Rows from a dataset of charts and code
— start —
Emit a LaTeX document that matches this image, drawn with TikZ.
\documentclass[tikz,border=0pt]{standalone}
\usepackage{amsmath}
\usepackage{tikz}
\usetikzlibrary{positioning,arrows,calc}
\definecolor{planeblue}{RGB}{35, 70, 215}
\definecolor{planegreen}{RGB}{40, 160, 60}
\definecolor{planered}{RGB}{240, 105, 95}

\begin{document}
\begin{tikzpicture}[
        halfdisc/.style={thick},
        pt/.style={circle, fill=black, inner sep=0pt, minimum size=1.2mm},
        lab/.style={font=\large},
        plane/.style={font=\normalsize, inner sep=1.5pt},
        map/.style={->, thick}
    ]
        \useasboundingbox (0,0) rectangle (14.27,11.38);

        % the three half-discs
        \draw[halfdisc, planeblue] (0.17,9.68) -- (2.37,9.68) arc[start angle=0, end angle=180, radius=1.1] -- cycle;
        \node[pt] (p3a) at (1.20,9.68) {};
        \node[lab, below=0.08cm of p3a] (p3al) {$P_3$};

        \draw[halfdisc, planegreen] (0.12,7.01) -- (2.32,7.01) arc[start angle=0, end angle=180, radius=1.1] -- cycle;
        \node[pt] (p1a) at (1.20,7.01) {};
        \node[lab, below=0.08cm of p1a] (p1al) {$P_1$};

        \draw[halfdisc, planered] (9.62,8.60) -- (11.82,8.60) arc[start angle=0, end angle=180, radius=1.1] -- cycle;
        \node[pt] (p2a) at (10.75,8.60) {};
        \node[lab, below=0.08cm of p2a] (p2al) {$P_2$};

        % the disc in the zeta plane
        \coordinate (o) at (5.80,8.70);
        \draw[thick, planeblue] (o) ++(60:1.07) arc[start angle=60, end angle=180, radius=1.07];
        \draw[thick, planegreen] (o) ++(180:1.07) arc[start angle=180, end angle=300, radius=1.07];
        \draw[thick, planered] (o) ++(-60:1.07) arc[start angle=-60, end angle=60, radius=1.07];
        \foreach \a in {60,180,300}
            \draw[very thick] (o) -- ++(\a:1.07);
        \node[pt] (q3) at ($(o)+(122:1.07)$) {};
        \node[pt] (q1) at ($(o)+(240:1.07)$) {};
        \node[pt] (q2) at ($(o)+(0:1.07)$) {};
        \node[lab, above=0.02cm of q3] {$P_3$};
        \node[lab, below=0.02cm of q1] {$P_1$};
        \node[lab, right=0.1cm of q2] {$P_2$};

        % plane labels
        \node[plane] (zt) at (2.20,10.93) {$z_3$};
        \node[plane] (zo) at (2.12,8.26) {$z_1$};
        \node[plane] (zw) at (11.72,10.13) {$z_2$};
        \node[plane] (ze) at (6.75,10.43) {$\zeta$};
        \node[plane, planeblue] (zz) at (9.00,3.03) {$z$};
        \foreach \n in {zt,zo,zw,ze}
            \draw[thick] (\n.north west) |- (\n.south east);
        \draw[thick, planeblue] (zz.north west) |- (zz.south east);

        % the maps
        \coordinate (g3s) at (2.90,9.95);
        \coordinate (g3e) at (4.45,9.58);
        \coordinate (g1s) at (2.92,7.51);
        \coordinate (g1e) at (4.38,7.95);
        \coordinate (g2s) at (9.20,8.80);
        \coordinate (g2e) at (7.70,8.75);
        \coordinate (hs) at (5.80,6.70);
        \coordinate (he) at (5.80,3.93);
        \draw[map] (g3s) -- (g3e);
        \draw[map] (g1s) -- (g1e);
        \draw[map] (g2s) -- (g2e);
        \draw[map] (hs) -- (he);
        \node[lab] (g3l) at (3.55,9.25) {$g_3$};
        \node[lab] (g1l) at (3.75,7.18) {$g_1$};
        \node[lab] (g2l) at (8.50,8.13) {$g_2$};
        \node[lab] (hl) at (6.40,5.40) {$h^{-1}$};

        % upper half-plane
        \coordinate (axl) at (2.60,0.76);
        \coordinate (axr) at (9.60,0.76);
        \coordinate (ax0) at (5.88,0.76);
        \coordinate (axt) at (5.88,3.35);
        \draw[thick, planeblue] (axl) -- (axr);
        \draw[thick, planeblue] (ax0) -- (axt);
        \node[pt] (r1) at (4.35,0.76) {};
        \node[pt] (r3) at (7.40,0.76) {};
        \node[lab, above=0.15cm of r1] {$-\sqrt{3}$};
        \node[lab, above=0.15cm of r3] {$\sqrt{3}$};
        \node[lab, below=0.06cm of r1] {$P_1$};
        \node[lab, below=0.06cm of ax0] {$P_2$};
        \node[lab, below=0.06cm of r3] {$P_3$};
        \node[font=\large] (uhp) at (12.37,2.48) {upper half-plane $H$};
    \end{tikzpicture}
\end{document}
— end —
— start —
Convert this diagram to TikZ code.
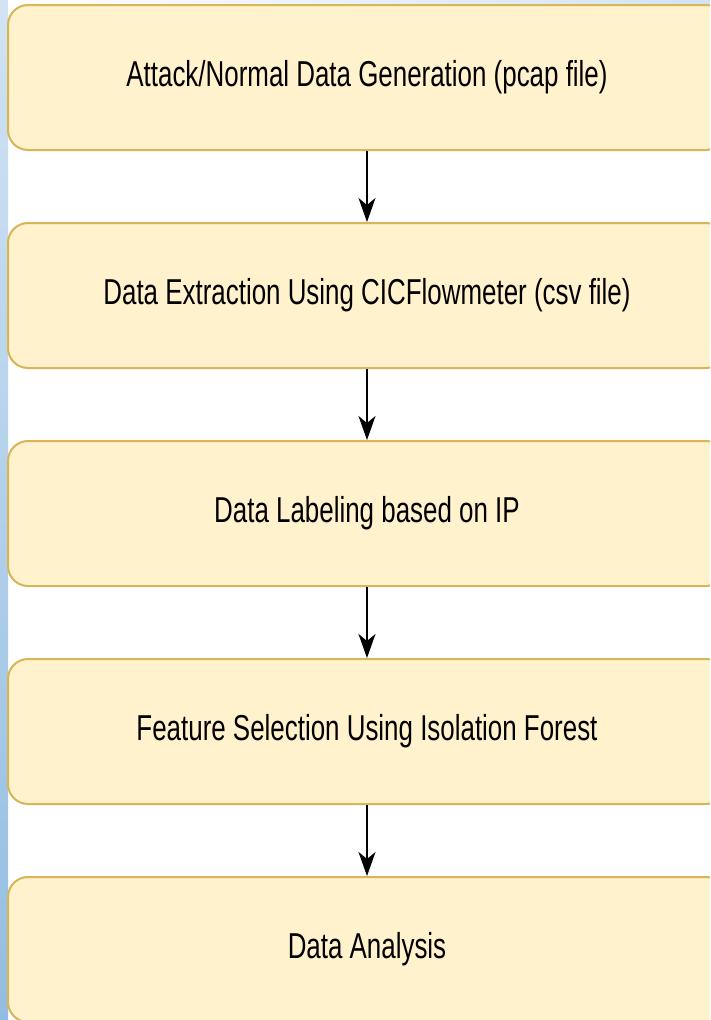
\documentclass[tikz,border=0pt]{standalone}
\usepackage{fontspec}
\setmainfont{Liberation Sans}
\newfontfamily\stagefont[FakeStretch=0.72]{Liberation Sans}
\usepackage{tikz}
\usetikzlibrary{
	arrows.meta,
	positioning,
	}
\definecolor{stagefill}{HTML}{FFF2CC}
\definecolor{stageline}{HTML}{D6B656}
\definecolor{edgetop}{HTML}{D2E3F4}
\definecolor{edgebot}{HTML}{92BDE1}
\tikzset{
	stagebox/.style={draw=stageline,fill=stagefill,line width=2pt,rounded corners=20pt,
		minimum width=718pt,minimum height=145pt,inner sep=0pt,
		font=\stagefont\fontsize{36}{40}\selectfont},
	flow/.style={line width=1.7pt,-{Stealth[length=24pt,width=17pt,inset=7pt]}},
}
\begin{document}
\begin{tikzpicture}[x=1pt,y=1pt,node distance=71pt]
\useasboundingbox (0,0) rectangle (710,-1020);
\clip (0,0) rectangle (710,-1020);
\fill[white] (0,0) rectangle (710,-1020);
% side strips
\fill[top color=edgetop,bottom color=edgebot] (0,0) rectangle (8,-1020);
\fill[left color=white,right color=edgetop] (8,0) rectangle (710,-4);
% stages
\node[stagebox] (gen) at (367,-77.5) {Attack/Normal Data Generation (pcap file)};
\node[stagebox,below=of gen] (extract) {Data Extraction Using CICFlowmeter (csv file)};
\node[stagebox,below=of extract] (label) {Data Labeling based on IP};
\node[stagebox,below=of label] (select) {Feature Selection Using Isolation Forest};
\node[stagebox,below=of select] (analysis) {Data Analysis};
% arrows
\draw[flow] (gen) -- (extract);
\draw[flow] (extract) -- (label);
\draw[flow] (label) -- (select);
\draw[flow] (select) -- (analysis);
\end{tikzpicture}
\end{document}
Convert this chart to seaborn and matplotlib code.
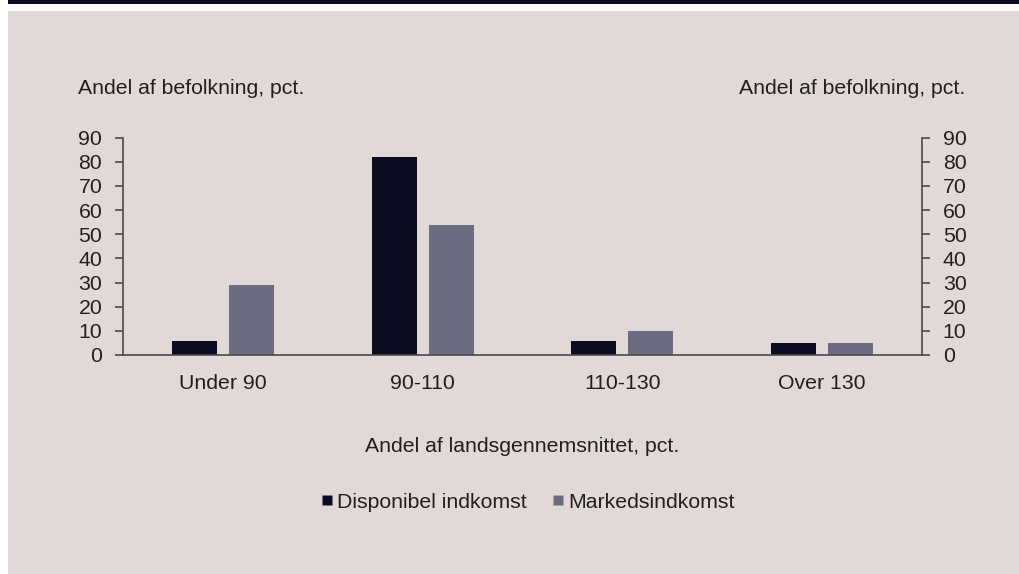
— end —
— start —
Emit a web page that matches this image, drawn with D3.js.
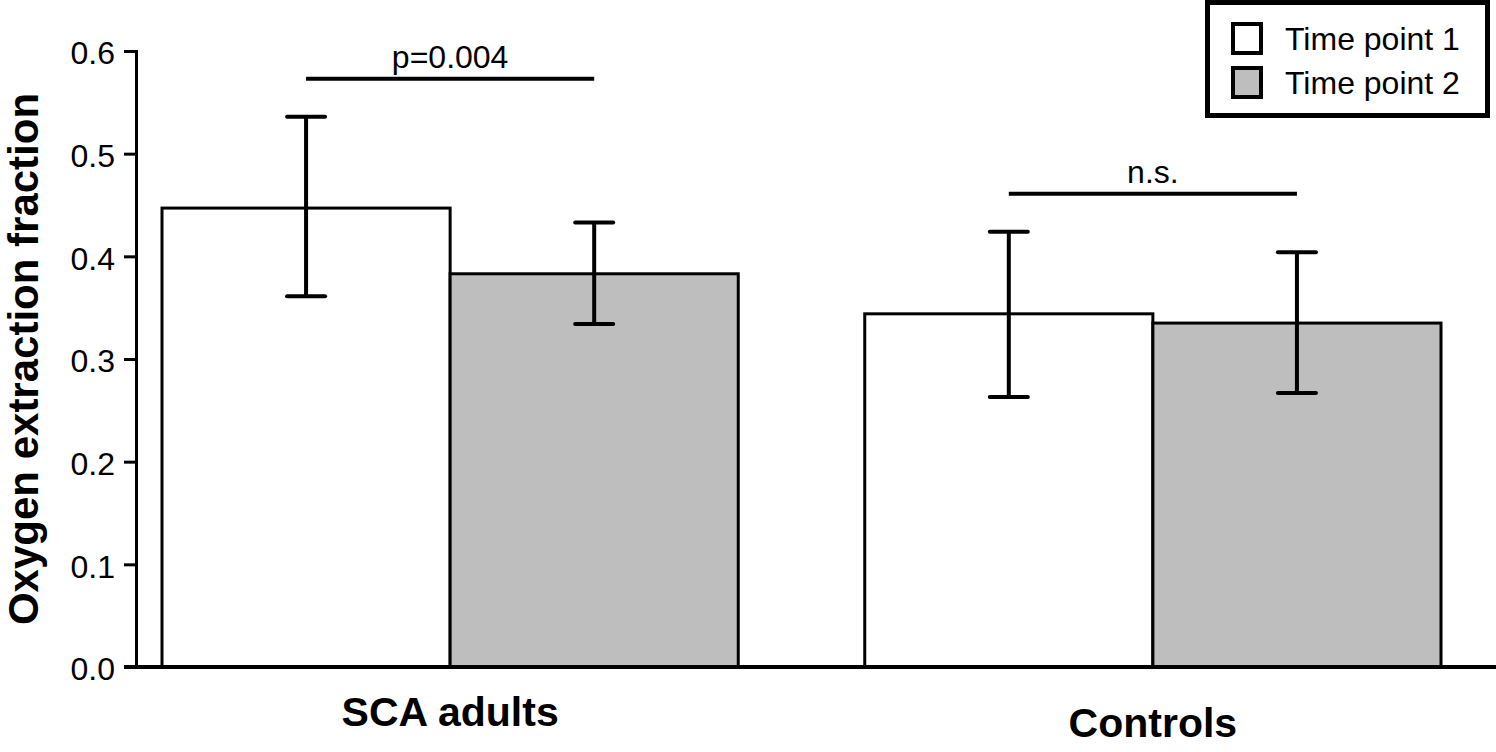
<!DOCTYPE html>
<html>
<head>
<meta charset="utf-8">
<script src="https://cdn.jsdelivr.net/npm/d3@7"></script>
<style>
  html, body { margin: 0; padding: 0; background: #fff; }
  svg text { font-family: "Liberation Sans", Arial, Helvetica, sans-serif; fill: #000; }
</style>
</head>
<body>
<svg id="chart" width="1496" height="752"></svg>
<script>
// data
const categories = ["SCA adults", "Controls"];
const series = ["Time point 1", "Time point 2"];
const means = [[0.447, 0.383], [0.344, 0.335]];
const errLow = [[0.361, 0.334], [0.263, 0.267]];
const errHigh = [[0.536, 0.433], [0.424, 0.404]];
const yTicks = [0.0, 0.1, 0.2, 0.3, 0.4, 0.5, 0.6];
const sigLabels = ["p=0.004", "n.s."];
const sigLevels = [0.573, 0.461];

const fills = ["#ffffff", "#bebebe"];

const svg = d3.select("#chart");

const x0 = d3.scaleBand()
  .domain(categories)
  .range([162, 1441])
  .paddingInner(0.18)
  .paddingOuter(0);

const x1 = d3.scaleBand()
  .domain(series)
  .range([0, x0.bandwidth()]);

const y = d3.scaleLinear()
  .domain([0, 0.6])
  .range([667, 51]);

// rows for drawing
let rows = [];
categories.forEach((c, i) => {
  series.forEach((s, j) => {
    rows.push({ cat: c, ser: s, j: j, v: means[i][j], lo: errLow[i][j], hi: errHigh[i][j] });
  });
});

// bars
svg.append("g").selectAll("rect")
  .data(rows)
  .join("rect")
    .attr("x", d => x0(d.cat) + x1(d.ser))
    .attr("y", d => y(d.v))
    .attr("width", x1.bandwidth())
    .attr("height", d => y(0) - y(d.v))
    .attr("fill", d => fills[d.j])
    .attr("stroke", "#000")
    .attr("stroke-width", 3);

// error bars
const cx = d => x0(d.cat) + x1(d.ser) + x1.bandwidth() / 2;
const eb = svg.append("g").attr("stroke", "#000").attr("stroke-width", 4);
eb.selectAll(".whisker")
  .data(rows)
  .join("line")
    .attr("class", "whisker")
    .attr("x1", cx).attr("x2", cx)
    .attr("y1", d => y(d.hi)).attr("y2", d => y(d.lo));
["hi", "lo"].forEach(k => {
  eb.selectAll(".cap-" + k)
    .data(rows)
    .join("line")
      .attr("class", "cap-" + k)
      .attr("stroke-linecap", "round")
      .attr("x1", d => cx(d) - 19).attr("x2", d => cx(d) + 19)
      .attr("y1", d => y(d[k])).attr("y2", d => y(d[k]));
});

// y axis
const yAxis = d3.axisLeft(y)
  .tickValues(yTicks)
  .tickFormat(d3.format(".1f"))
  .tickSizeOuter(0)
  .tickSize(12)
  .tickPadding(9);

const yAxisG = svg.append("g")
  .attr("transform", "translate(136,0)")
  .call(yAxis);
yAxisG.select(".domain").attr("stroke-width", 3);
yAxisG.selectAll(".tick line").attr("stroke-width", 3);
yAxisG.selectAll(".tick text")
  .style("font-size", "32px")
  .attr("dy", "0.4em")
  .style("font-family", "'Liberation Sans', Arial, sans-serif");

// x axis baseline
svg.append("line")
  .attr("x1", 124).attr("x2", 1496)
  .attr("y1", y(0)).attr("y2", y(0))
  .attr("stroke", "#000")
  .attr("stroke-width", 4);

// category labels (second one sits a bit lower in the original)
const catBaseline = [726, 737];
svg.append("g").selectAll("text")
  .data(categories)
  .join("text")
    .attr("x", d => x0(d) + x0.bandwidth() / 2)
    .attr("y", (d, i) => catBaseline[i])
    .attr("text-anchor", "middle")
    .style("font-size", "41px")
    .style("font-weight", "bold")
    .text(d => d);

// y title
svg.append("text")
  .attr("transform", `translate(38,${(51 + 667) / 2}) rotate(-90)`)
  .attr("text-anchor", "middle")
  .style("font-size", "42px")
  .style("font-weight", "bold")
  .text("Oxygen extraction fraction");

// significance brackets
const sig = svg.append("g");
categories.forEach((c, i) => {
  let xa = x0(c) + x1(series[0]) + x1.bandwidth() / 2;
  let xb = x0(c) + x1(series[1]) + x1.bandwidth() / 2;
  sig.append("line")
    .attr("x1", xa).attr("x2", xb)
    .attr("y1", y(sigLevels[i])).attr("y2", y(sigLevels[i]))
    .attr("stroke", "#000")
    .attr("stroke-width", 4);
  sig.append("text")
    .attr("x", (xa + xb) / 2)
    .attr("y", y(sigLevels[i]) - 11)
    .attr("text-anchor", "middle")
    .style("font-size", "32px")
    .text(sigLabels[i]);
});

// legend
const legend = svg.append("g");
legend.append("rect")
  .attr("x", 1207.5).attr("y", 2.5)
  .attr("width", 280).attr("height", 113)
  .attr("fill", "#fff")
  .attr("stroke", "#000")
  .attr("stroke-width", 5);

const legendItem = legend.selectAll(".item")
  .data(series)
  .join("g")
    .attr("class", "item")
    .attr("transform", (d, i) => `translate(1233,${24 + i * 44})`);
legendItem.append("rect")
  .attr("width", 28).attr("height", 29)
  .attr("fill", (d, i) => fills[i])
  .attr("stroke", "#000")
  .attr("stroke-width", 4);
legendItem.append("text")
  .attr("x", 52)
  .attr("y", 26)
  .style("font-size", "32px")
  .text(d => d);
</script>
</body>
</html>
— end —
*WORK INSTRUCTIONS:*
The lines to collect are those holding the string "with"; copy them all.

*COMPLETE OUTPUT:*
Emit a LaTeX document that matches this image, drawn with TikZ.
Emit a web page that matches this image, drawn with D3.js.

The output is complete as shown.